Friday, November 30, 2007
Under the Rainbow
Dear Auntie Em,
It’s been eight long months since the tornado picked up me and the farmhouse and swept us out of Kansas.
I hope you and uncle Henry still aren’t living in the root cellar, and have since found a new place to live. I haven't seen the farmhouse in awhile.
I just wanted to let you know that I got home late that day because I’d met a very important-looking man named Professor Marvel on the way home from school. He claimed to be able to see the future. Then he gazed into a crystal ball and told me that certain things were inevitable. That didn’t seem right to me, so I got out of there as fast as I could.
I ran home, but once I got there, the tornado was in full force, and no one could hear me stamping on the root cellar door.
And that’s when the tornado picked me up and took me away.
After a pretty wild ride, it eventually dropped me in a strange and miraculous place called the Land of Oz. At first I felt all alone - like I stood out like a sore thumb - being from another place and all.
But I wasn’t alone for long. I soon made some friends who didn't think things were inevitable, either. So we decided to stick together.
Like I said, Aunti Em, Oz is a very strange place. There are wicked witches, good witches, flying monkeys and Lollipop Guilds. Perfectly nice looking trees throw apples at us. And then there are the lions and tigers and bears. Oh my!

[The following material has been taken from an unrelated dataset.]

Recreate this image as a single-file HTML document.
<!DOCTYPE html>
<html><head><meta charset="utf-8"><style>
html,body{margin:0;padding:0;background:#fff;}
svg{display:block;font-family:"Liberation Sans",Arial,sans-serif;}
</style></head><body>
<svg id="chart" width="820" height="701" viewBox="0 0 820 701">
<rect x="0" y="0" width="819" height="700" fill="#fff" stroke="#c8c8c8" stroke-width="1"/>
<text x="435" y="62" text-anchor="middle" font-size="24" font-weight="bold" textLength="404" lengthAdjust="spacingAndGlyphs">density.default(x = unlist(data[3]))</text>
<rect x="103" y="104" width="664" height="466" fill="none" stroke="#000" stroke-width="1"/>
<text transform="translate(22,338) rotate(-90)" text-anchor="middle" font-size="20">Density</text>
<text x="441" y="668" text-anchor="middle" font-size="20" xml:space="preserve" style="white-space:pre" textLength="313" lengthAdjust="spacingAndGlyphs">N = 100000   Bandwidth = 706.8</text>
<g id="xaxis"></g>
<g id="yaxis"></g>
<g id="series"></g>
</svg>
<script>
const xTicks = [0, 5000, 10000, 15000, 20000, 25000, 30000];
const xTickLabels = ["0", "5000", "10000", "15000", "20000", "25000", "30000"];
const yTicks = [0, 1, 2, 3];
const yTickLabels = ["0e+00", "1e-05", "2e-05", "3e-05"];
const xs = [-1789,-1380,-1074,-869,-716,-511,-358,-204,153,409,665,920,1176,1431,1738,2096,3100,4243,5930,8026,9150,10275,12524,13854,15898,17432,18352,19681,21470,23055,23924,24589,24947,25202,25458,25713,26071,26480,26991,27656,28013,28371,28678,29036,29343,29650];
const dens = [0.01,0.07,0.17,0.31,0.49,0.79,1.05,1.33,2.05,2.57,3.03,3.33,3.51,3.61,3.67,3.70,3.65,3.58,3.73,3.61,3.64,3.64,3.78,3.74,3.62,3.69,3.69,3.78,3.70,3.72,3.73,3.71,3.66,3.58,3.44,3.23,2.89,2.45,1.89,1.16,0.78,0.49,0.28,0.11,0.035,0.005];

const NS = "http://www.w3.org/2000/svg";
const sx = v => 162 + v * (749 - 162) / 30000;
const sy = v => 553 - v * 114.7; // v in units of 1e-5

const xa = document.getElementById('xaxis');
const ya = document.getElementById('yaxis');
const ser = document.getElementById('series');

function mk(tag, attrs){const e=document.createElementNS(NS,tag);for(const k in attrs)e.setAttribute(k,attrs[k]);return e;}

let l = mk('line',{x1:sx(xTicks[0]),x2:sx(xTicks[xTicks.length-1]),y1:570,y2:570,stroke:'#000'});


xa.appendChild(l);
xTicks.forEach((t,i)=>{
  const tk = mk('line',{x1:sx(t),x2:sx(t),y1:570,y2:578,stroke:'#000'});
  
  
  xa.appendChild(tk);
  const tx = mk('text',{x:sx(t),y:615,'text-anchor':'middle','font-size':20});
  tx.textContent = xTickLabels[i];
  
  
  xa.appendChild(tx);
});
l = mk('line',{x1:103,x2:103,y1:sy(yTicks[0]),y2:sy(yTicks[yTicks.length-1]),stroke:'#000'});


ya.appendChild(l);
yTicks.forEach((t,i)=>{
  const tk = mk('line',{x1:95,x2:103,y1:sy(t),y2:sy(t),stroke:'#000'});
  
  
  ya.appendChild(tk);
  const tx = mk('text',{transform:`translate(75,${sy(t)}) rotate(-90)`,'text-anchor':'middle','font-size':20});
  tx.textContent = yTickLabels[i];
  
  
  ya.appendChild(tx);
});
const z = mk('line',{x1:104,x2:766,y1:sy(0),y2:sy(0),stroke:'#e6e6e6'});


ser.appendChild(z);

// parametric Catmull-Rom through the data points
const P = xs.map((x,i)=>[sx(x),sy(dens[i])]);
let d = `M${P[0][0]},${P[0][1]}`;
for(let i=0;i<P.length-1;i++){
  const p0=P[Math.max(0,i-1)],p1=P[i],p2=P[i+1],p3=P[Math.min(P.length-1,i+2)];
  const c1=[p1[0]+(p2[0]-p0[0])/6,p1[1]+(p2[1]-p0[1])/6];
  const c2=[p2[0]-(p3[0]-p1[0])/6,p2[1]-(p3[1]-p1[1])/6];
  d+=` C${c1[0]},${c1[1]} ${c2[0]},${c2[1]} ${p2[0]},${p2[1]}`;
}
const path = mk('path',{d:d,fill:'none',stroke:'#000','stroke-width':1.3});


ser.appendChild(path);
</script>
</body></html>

Everywhere in the Land of Oz, Auntie Em, vast fields of poppies spring up out of nowhere. They look so beautiful, and smell so lovely, that many people cannot help but to lie down and fall asleep, where they dream of wondrous things.
But I’ve learned that those poppy dreams can quickly turn into nightmares. And when you wake up, all you have is a big headache.
Sometimes Glinda, the Good Witch of the North, helps us out with the poppies. Sometimes all it takes is some fresh clean air and the truth.
So, in June I thought it would be a good idea to start a journal, because I didn’t think anyone would believe all the strange things I saw and experienced here in Oz if I ever made it home again. And I let everyone read it.
Mid-way through July, my friends and I started traveling down the Yellow Brick Road. This road took us to some faraway places, where I met many wonderful people, and made even more friends.
But, at the end of July, things got really crazy in a place called Munchkin Land. A plane flew overhead, and I was sure it was someone come to rescue me and take me back home. But it was not to be.
So, I dusted myself off, and prepared to be stuck in the Land of Oz for a while.
In August I found out that when the tornado dropped our farmhouse, it landed on top of the Wicked Witch of the West’s equally wicked step-brother. This is not as bad as it sounds. He was really pretty wicked - and not in a good way. All that was left of him was an orange t-shirt and a gray ponytail.
But the Wicked Witch was pretty ticked off at me about it, and, for some strange reason, my little dog, too. I'm not sure why she was so angry at me. I’d just been a passenger in a hijacked farmhouse after all. It wasn’t my tornado. And I was just telling people what I saw going on in Oz.
At the end of August we made it to the Emerald City to ask the Wonderful Wizard of Oz for his help. I thought he must be a truly wonderful wizard to live in a city like that, but he turned out to be nothing but a big disappointment. He wouldn’t even grant us an audience. Then, in September, he started sounding a lot like the Wicked Witch of the West. I suspect poppies are involved.
In October we followed the Yellow Brick Road all the way to the Capitol of Oz. There we met people like us from all over the world.
In November I watched 17 great and powerful people, from kingdoms all across the Land of Oz, stand up to the Wicked Witch of the West, and tell her what she could do with her poppies.
But the Flying Monkeys still come at us at every turn. They spit at the Tin Man, hoping his mouth will rust shut. They throw flames at the Scarecrow, hoping he'll burn out. We’ve even intercepted some of their communiqués - which hint of dastardly deeds.
I don’t know why they do these things, Auntie Em. I have no special powers. I can’t make poppies grow by waving my hand, or draft public policy or sign million dollar agreements. I don't have easy access to bazillions of dollars. I’m not a good witch or a bad witch, and so I don’t have my own broomstick to carry me to high places where I can get lots of attention. All I am, is farm girl from Kansas. I can’t do great and powerful things. So I just tell the truth - and watch great and powerful things happen.
So maybe that's why.
Well Auntie Em, I’ve got to go. I can’t see the end of the Yellow Brick Road yet, but don’t worry, my red sequined ballet flats were built to last. Glinda likes to tell me that all I have to do is click my heels together three times to get back to Kansas and the life I used to know. But I know better. I’ve learned that sometimes it takes a lot of hard work to do the right thing. But it’s worth it. Because there’s no place like home.
Take care, and say Hi to Uncle Henry for me.
P.S. Please send money. The flying monkeys stole all our signs.